Begin with the first line of the material and write out each line exactly, ending with the line that contains "const yTicks = [0.01, 0.1, 1, 10, 100];". Pictures are not part of the copy.

......

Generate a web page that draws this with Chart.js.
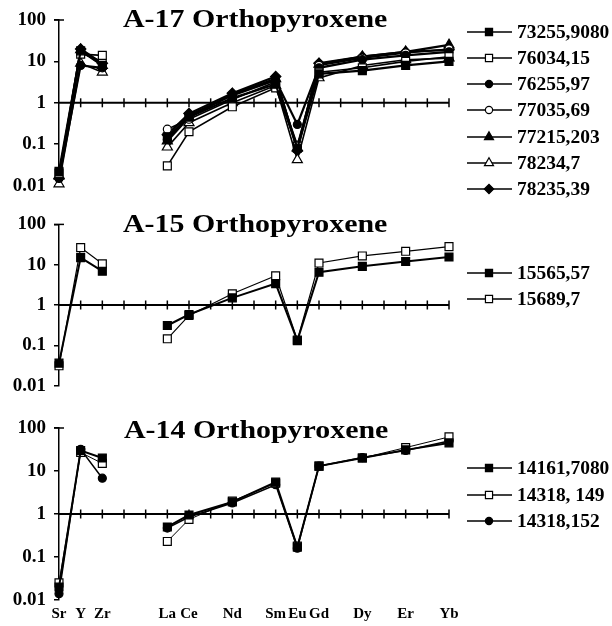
<!DOCTYPE html>
<html lang="en">
<head>
    <meta charset="UTF-8">
    <title>Orthopyroxene REE patterns</title>
    <script src="https://cdn.jsdelivr.net/npm/chart.js"></script>
    <style>
        body {
            margin: 0;
            background: #ffffff;
            width: 612px;
            height: 626px;
            position: relative;
            overflow: hidden;
        }
        .panel {
            position: absolute;
            left: 0;
            width: 612px;
        }
    </style>
</head>
<body>
    <div class="panel" id="p1" style="top:0;height:205px;"><canvas id="c1"></canvas></div>
    <div class="panel" id="p2" style="top:205px;height:200px;"><canvas id="c2"></canvas></div>
    <div class="panel" id="p3" style="top:405px;height:221px;"><canvas id="c3"></canvas></div>
    <script>
        // elements and their slot on the x axis (gaps = Pr, Pm, Tb, Ho, Tm)
        const elements = ['Sr', 'Y', 'Zr', 'La', 'Ce', 'Nd', 'Sm', 'Eu', 'Gd', 'Dy', 'Er', 'Yb'];
        const elementPos = [0, 1, 2, 5, 6, 8, 10, 11, 12, 14, 16, 18];
        const yTicks = [0.01, 0.1, 1, 10, 100];

        // A-17 orthopyroxene
        const a17_73255_9080 = [0.022, 18, 8, 0.15, 0.45, 1.3, 2.8, 0.08, 5, 6, 8, 10];
        const a17_76034_15 = [0.02, 15, 14, 0.03, 0.2, 0.8, 2.3, 0.09, 5.5, 7, 10, 13];
        const a17_76255_97 = [0.015, 8, 7, 0.13, 0.5, 1.5, 3.5, 0.3, 7, 11, 14, 17];
        const a17_77035_69 = [0.015, 16, 10, 0.23, 0.4, 1.2, 3.2, 0.095, 8, 12, 16, 20];
        const a17_77215_203 = [0.017, 19, 8, 0.12, 0.45, 1.6, 3.8, 0.08, 8.5, 13, 17, 25];
        const a17_78234_7 = [0.011, 9, 5.5, 0.085, 0.33, 1.0, 2.6, 0.042, 4, 8, 11, 12];
        const a17_78235_39 = [0.015, 20, 9, 0.17, 0.55, 1.7, 4.3, 0.07, 9, 13, 17, 19];

        // A-15 orthopyroxene
        const a15_15565_57 = [0.036, 15, 6.9, 0.31, 0.58, 1.5, 3.4, 0.13, 6.5, 9.1, 12, 15.5];
        const a15_15689_7 = [0.031, 26.5, 10.5, 0.145, 0.55, 1.9, 5.3, 0.135, 11, 16.5, 21.5, 28];

        // A-14 orthopyroxene
        const a14_14161_7080 = [0.02, 30, 20, 0.5, 0.95, 1.9, 5.5, 0.17, 13, 20, 31, 45];
        const a14_14318_149 = [0.025, 27, 15, 0.23, 0.75, 2.0, 5.2, 0.18, 13, 20, 35, 62];
        const a14_14318_152 = [0.014, 32, 6.8, 0.47, 0.85, 1.8, 4.8, 0.16, 13, 20.5, 30, 50];

        const serif = '"Liberation Serif", "Times New Roman", serif';

        // marker looks
        const styles = {
            fsq: { pointStyle: 'rect', radius: 5.6, fill: '#000' },
            osq: { pointStyle: 'rect', radius: 5.6, fill: '#fff' },
            fci: { pointStyle: 'circle', radius: 4, fill: '#000' },
            oci: { pointStyle: 'circle', radius: 4, fill: '#fff' },
            ftr: { pointStyle: 'triangle', radius: 5.8, fill: '#000' },
            otr: { pointStyle: 'triangle', radius: 5.8, fill: '#fff' },
            dia: { pointStyle: 'rectRot', radius: 5.2, fill: '#000' }
        };

        function toPoints(values) {
            const pts = [];
            values.forEach((v, i) => {
                pts.push({ x: elementPos[i], y: v });
                if (elements[i] === 'Zr') pts.push({ x: 3.5, y: null }); // break before REE
            });
            return pts;
        }

        function makeSet(label, values, style, width) {
            const s = styles[style];
            return {
                label: label,
                data: toPoints(values),
                borderColor: '#000',
                borderWidth: width,
                pointStyle: s.pointStyle,
                pointRadius: s.radius,
                pointBackgroundColor: s.fill,
                pointBorderColor: '#000',
                pointBorderWidth: 1.2,
                spanGaps: false,
                clip: false,
                fill: false,
                tension: 0
            };
        }

        // draws the axis through y=1, the panel title and the side legend
        const panelDecor = {
            id: 'panelDecor',
            beforeDatasetsDraw(chart, args, opts) {
                const ctx = chart.ctx;
                const xs = chart.scales.x, ys = chart.scales.y;
                const y1 = ys.getPixelForValue(1);
                ctx.save();
                ctx.strokeStyle = '#000';
                ctx.lineWidth = 2;
                ctx.beginPath();
                ctx.moveTo(xs.getPixelForValue(0), y1);
                ctx.lineTo(xs.getPixelForValue(18), y1);
                ctx.stroke();
                ctx.lineWidth = 1.5;
                for (let i = 1; i <= 18; i++) {
                    const px = xs.getPixelForValue(i);
                    ctx.beginPath();
                    ctx.moveTo(px, y1 - 4.5);
                    ctx.lineTo(px, y1 + 4.5);
                    ctx.stroke();
                }
                // little tick crossing the top of the y axis
                const top = ys.getPixelForValue(100);
                const left = xs.getPixelForValue(0);
                ctx.beginPath();
                ctx.moveTo(left - 5, top);
                ctx.lineTo(left + 5, top);
                ctx.stroke();
                ctx.restore();
            },
            afterDraw(chart, args, opts) {
                const ctx = chart.ctx;
                ctx.save();
                // title
                ctx.fillStyle = '#000';
                ctx.font = 'bold 26px ' + serif;
                ctx.textBaseline = 'alphabetic';
                ctx.textAlign = 'left';
                ctx.translate(opts.titleX, opts.titleY);
                ctx.scale(1.15, 1);
                ctx.fillText(opts.title, 0, 0);
                ctx.restore();

                // legend
                chart.data.datasets.forEach((ds, i) => {
                    const y = opts.legendY[i];
                    ctx.save();
                    ctx.strokeStyle = '#000';
                    ctx.lineWidth = 1.5;
                    ctx.beginPath();
                    ctx.moveTo(467, y);
                    ctx.lineTo(512, y);
                    ctx.stroke();
                    ctx.fillStyle = ds.pointBackgroundColor;
                    ctx.lineWidth = 1.2;
                    Chart.helpers.drawPoint(ctx, {
                        pointStyle: ds.pointStyle,
                        radius: ds.pointRadius * 0.9,
                        rotation: 0,
                        borderWidth: 1.2
                    }, 489, y);
                    ctx.fillStyle = '#000';
                    ctx.font = 'bold 18px ' + serif;
                    ctx.textBaseline = 'middle';
                    ctx.translate(517, y + 1);
                    ctx.scale(1.08, 1);
                    ctx.fillText(ds.label, 0, 0);
                    ctx.restore();
                });
            }
        };

        function makePanel(canvasId, datasets, decor, pad, showLabels) {
            return new Chart(document.getElementById(canvasId), {
                type: 'line',
                data: { datasets: datasets },
                plugins: [panelDecor],
                options: {
                    responsive: true,
                    maintainAspectRatio: false,
                    animation: false,
                    layout: { padding: { left: 0, right: 163, top: pad.top, bottom: pad.bottom } },
                    plugins: {
                        legend: { display: false },
                        tooltip: { enabled: false },
                        panelDecor: decor
                    },
                    scales: {
                        x: {
                            type: 'linear',
                            min: 0,
                            max: 18,
                            display: showLabels,
                            border: { display: false },
                            grid: { display: false, drawTicks: false },
                            afterBuildTicks: (s) => { s.ticks = elementPos.map(v => ({ value: v })); },
                            afterFit: (s) => { if (showLabels) s.height = 26; },
                            ticks: {
                                autoSkip: false,
                                maxRotation: 0,
                                padding: 5,
                                color: '#000',
                                font: { family: serif, size: 15, weight: 'bold' },
                                callback: (v) => elements[elementPos.indexOf(v)] || ''
                            }
                        },
                        y: {
                            type: 'logarithmic',
                            min: 0.01,
                            max: 100,
                            border: { display: true, color: '#000', width: 1.5 },
                            grid: { drawOnChartArea: false, drawTicks: true, tickLength: 5, color: '#000', lineWidth: 1.5 },
                            afterBuildTicks: (s) => { s.ticks = yTicks.map(v => ({ value: v })); },
                            afterFit: (s) => { s.width = 59; },
                            ticks: {
                                padding: 8,
                                color: '#000',
                                font: { family: serif, size: 19, weight: 'bold' },
                                callback: (v) => String(v)
                            }
                        }
                    }
                }
            });
        }

        makePanel('c1', [
            makeSet('73255,9080', a17_73255_9080, 'fsq', 2.2),
            makeSet('76034,15', a17_76034_15, 'osq', 1.6),
            makeSet('76255,97', a17_76255_97, 'fci', 2.2),
            makeSet('77035,69', a17_77035_69, 'oci', 1.6),
            makeSet('77215,203', a17_77215_203, 'ftr', 2.2),
            makeSet('78234,7', a17_78234_7, 'otr', 1.6),
            makeSet('78235,39', a17_78235_39, 'dia', 2.2)
        ], { title: 'A-17 Orthopyroxene', titleX: 123, titleY: 27, legendY: [32, 58, 84, 110, 137, 163, 189] },
            { top: 20, bottom: 13 }, false);

        makePanel('c2', [
            makeSet('15565,57', a15_15565_57, 'fsq', 2),
            makeSet('15689,7', a15_15689_7, 'osq', 1.2)
        ], { title: 'A-15 Orthopyroxene', titleX: 123, titleY: 27, legendY: [68, 94] },
            { top: 17, bottom: 11 }, false);

        makePanel('c3', [
            makeSet('14161,7080', a14_14161_7080, 'fsq', 2),
            makeSet('14318, 149', a14_14318_149, 'osq', 1),
            makeSet('14318,152', a14_14318_152, 'fci', 1.5)
        ], { title: 'A-14 Orthopyroxene', titleX: 124, titleY: 33, legendY: [63, 90, 116] },
            { top: 23, bottom: 0 }, true);
    </script>
</body>
</html>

......

=== Result ===
Generate a web page that draws this with Chart.js.
<!DOCTYPE html>
<html lang="en">
<head>
    <meta charset="UTF-8">
    <title>Orthopyroxene REE patterns</title>
    <script src="https://cdn.jsdelivr.net/npm/chart.js"></script>
    <style>
        body {
            margin: 0;
            background: #ffffff;
            width: 612px;
            height: 626px;
            position: relative;
            overflow: hidden;
        }
        .panel {
            position: absolute;
            left: 0;
            width: 612px;
        }
    </style>
</head>
<body>
    <div class="panel" id="p1" style="top:0;height:205px;"><canvas id="c1"></canvas></div>
    <div class="panel" id="p2" style="top:205px;height:200px;"><canvas id="c2"></canvas></div>
    <div class="panel" id="p3" style="top:405px;height:221px;"><canvas id="c3"></canvas></div>
    <script>
        // elements and their slot on the x axis (gaps = Pr, Pm, Tb, Ho, Tm)
        const elements = ['Sr', 'Y', 'Zr', 'La', 'Ce', 'Nd', 'Sm', 'Eu', 'Gd', 'Dy', 'Er', 'Yb'];
        const elementPos = [0, 1, 2, 5, 6, 8, 10, 11, 12, 14, 16, 18];
        const yTicks = [0.01, 0.1, 1, 10, 100];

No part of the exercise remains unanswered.